In Shadowrun kann der “Gute” halt ohne Probleme in der Gosse mit einem Schuß in den Unterleib verrecken, sogar, wenn es sich um ein sinnloses Drive-by Shooting handelt, das mit der Handlung nix zu tun hat, dafür würden Shadowrun-Spieler aber auch ohne Probleme die alleinerziehende Orkmutter im Erdgeschoß ausrauben, bevor sie ihr den toten Wachmann im Flur anhängen und sich verpieseln.
Und man sollte sich vor dem Spiel dringend vergewissern, ob man jetzt einen US- oder einen Italo-Western spielt, sonst könnte es Mißverständnisse geben!
Zu so einer Übereinkunft gehören aber auch Ideen dazu, warum die einzelnen Spieler am Tisch sitzen, was sie also von so einem Abend erwarten. Robin Laws hat dem Thema “Spielermotivationen und -erwartungen” ein ganzes Kapitel in seinen “Laws of good gaming” gewidmet. Wenn man sicherstellt, daß für jeden Spieler während eines Abends etwas von “seinen” Sachen dabei ist, kann man relativ sicher sein, daß die beim nächsten Mal auch wieder mit dabei sind.

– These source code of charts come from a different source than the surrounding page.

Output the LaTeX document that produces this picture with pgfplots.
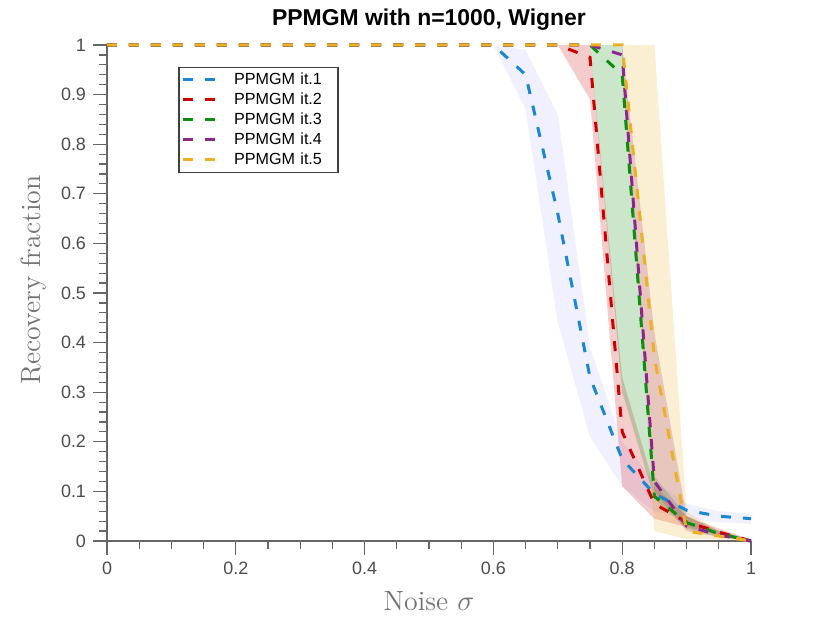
\documentclass[border=0pt]{standalone}
\usepackage{fontspec}
\usepackage{pgfplots}
\pgfplotsset{compat=1.18}
\newfontfamily\arial{Liberation Sans}
\definecolor{c1}{rgb}{0.10,0.53,0.82}
\definecolor{c2}{rgb}{0.80,0.00,0.00}
\definecolor{c3}{rgb}{0.05,0.55,0.05}
\definecolor{c4}{rgb}{0.55,0.15,0.55}
\definecolor{c5}{rgb}{0.93,0.69,0.13}
\definecolor{b1}{rgb}{0.60,0.60,1.00}
\definecolor{b2}{rgb}{0.80,0.00,0.00}
\definecolor{b3}{rgb}{0.00,0.50,0.00}
\definecolor{b4}{rgb}{0.50,0.00,0.50}
\definecolor{b5}{rgb}{0.93,0.69,0.13}
\begin{document}
\begin{tikzpicture}
\useasboundingbox (-53.5bp,-41bp) rectangle (361.5bp,270.5bp);
\begin{axis}[
  at={(0,0)}, anchor=south west,
  scale only axis, width=322bp, height=248bp,
  xmin=0, xmax=1, ymin=0, ymax=1,
  clip=false,
  axis x line*=bottom, axis y line*=left,
  axis line style={draw=black!60, line width=0.6bp},
  tick align=outside,
  major tick length=7bp, minor tick length=3.8bp,
  tick style={draw=black!60, line width=0.6bp},
  xtick={0,0.2,0.4,0.6,0.8,1},
  ytick={0,0.1,0.2,0.3,0.4,0.5,0.6,0.7,0.8,0.9,1},
  minor x tick num=3, minor y tick num=4,
  /pgf/number format/assume math mode=true,
  ticklabel style={font=\arial\fontsize{9}{10}\selectfont, text=black!70},
  title={PPMGM with n=1000, Wigner},
  title style={font=\arial\bfseries\fontsize{11.5}{13}\selectfont, at={(axis description cs:0.5,1)}, anchor=base, yshift=4bp},
  xlabel={Noise $\sigma$},
  ylabel={Recovery fraction},
  label style={font=\fontsize{14}{16}\selectfont, text=black!55},
  xlabel style={at={(axis description cs:0.5,-0.121)}, anchor=center},
  ylabel style={at={(axis description cs:-0.114,0.526)}, anchor=center},
  legend style={at={(axis description cs:0.111,0.956)}, anchor=north west,
    draw=black!75, line width=0.6bp, fill=white,
    font=\arial\fontsize{8.1}{9}\selectfont,
    inner xsep=1bp, inner ysep=1.2bp, column sep=8bp,
    nodes={inner xsep=0bp, inner ysep=1.3bp, text height=5.8bp, text depth=1.6bp, text width=51bp, align=left}},
  legend cell align=left,
  legend image code/.code={\draw[#1] (0bp,0bp) -- (17bp,0bp);},
  every axis plot/.append style={line width=1.5bp, dash pattern=on 5bp off 6bp},
]
% ---- bands ----
\addplot[forget plot, draw=none, solid, fill=b1, fill opacity=0.15] coordinates {
 (0.6,1)(0.65,0.99)(0.7,0.86)(0.75,0.39)(0.8,0.2)(0.85,0.12)(0.9,0.075)(0.95,0.06)(1,0.055)
 (1,0.035)(0.95,0.038)(0.9,0.045)(0.85,0.06)(0.8,0.11)(0.75,0.21)(0.7,0.44)(0.65,0.87)(0.6,1)} -- cycle;
\addplot[forget plot, draw=none, solid, fill=b2, fill opacity=0.2] coordinates {
 (0.7,1)(0.75,1)(0.8,0.33)(0.85,0.11)(0.9,0.05)(0.95,0.025)(1,0.003)
 (1,0)(0.95,0.012)(0.9,0.028)(0.85,0.045)(0.8,0.11)(0.75,0.89)(0.7,1)} -- cycle;
\addplot[forget plot, draw=none, solid, fill=b3, fill opacity=0.2] coordinates {
 (0.75,1)(0.8,1)(0.85,0.13)(0.9,0.05)(0.95,0.02)(1,0.003)
 (1,0)(0.95,0.008)(0.9,0.025)(0.85,0.085)(0.8,0.3)(0.75,1)} -- cycle;
\addplot[forget plot, draw=none, solid, fill=b4, fill opacity=0.2] coordinates {
 (0.8,1)(0.85,0.42)(0.9,0.05)(0.95,0.02)(1,0.003)
 (1,0)(0.95,0.008)(0.9,0.02)(0.85,0.1)(0.8,0.95)(0.8,1)} -- cycle;
\addplot[forget plot, draw=none, solid, fill=b5, fill opacity=0.2] coordinates {
 (0.8,1)(0.85,1)(0.9,0.06)(0.95,0.02)(1,0.003)
 (1,0)(0.95,0.003)(0.9,0.004)(0.85,0.02)(0.8,1)} -- cycle;
% ---- mean lines ----
\addplot[c1] coordinates {
 (0,1)(0.05,1)(0.1,1)(0.15,1)(0.2,1)(0.25,1)(0.3,1)(0.35,1)(0.4,1)(0.45,1)(0.5,1)(0.55,1)(0.6,1)
 (0.65,0.94)(0.7,0.66)(0.75,0.33)(0.8,0.165)(0.85,0.095)(0.9,0.062)(0.95,0.05)(1,0.045)};
\addlegendentry{PPMGM it.1}
\addplot[c2] coordinates {
 (0,1)(0.05,1)(0.1,1)(0.15,1)(0.2,1)(0.25,1)(0.3,1)(0.35,1)(0.4,1)(0.45,1)(0.5,1)(0.55,1)(0.6,1)(0.65,1)(0.7,1)
 (0.75,0.975)(0.8,0.22)(0.85,0.075)(0.9,0.038)(0.95,0.018)(1,0)};
\addlegendentry{PPMGM it.2}
\addplot[c3] coordinates {
 (0,1)(0.05,1)(0.1,1)(0.15,1)(0.2,1)(0.25,1)(0.3,1)(0.35,1)(0.4,1)(0.45,1)(0.5,1)(0.55,1)(0.6,1)(0.65,1)(0.7,1)(0.75,1)
 (0.8,0.94)(0.85,0.09)(0.9,0.037)(0.95,0.015)(1,0)};
\addlegendentry{PPMGM it.3}
\addplot[c4] coordinates {
 (0,1)(0.05,1)(0.1,1)(0.15,1)(0.2,1)(0.25,1)(0.3,1)(0.35,1)(0.4,1)(0.45,1)(0.5,1)(0.55,1)(0.6,1)(0.65,1)(0.7,1)(0.75,1)
 (0.8,0.98)(0.85,0.12)(0.9,0.03)(0.95,0.012)(1,0)};
\addlegendentry{PPMGM it.4}
\addplot[c5] coordinates {
 (0,1)(0.05,1)(0.1,1)(0.15,1)(0.2,1)(0.25,1)(0.3,1)(0.35,1)(0.4,1)(0.45,1)(0.5,1)(0.55,1)(0.6,1)(0.65,1)(0.7,1)(0.75,1)(0.8,1)
 (0.85,0.37)(0.9,0.02)(0.95,0.01)(1,0)};
\addlegendentry{PPMGM it.5}
\end{axis}
\end{tikzpicture}
\end{document}
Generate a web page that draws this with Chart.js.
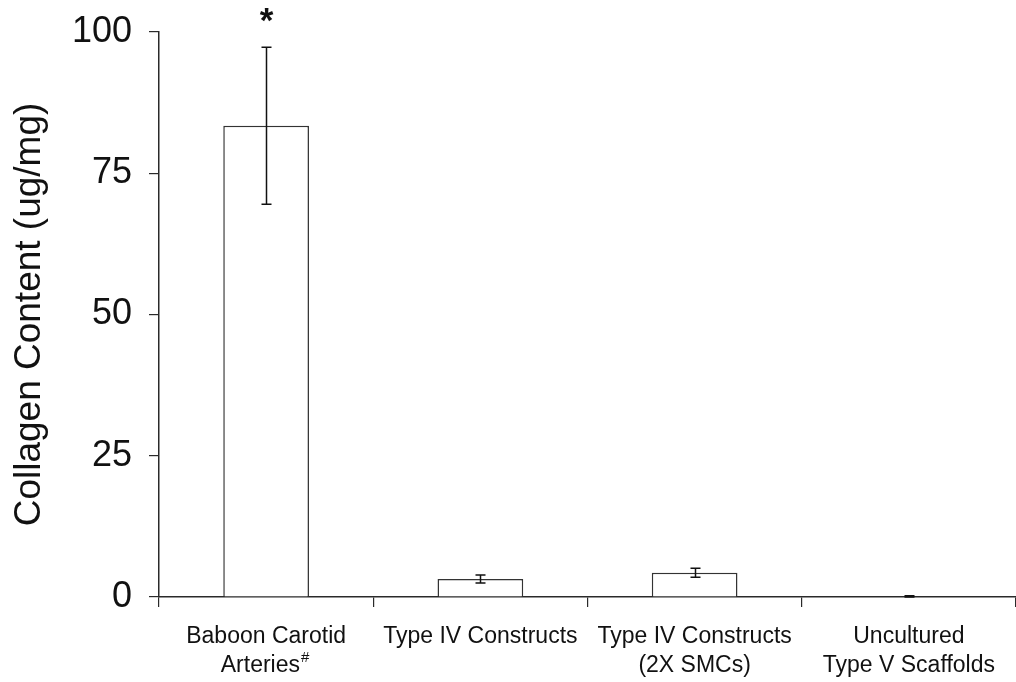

Spiele wie Primetime Adventures (PTA) gehen noch einen Schritt weiter und machen Genrekonventionen und Spielermotivationen zu den Regeln des Spiels. Sie berücksichtigen sogar Konzepte wie Spotlight Time bei der Planung einer Kampagne - es wird zu einem Teil des Spiels, die Kampagne wie eine Fernsehserie zu planen und wie z.B. im Lost Episode Guide festzulegen, daß dies im A-Plot eine “Kate” oder “Locke”-Episode wird, während im B-Plot dieses oder jenes näher beleuchtet wird.
Eine Kampagne oder Spielsession wie eine Fernsehserie zu planen sorgt auch dafür, Spieler mit interessanten Erzähltechniken (Rückblenden, Foreshadowing, Krise, …) vertraut zu machen und sie darauf vorzubereiten, bestimmte Charactereigenschaften vorab besser auszuarbeiten oder betont auszuspielen.
Im Grunde das viel interessantere Konzept - “regelloses Rollenspiel” heißt ja nicht, daß alles möglich ist, sondern vielmehr, daß die Regeln sich nicht arbiträr aus irgendwelchen Regelbüchern ergeben, sondern aus dem gemeinsamen Verständnis davon, was aus dem Genre im allgemeinen und der Session im speziellen und der Situation gerade jetzt möglich ist.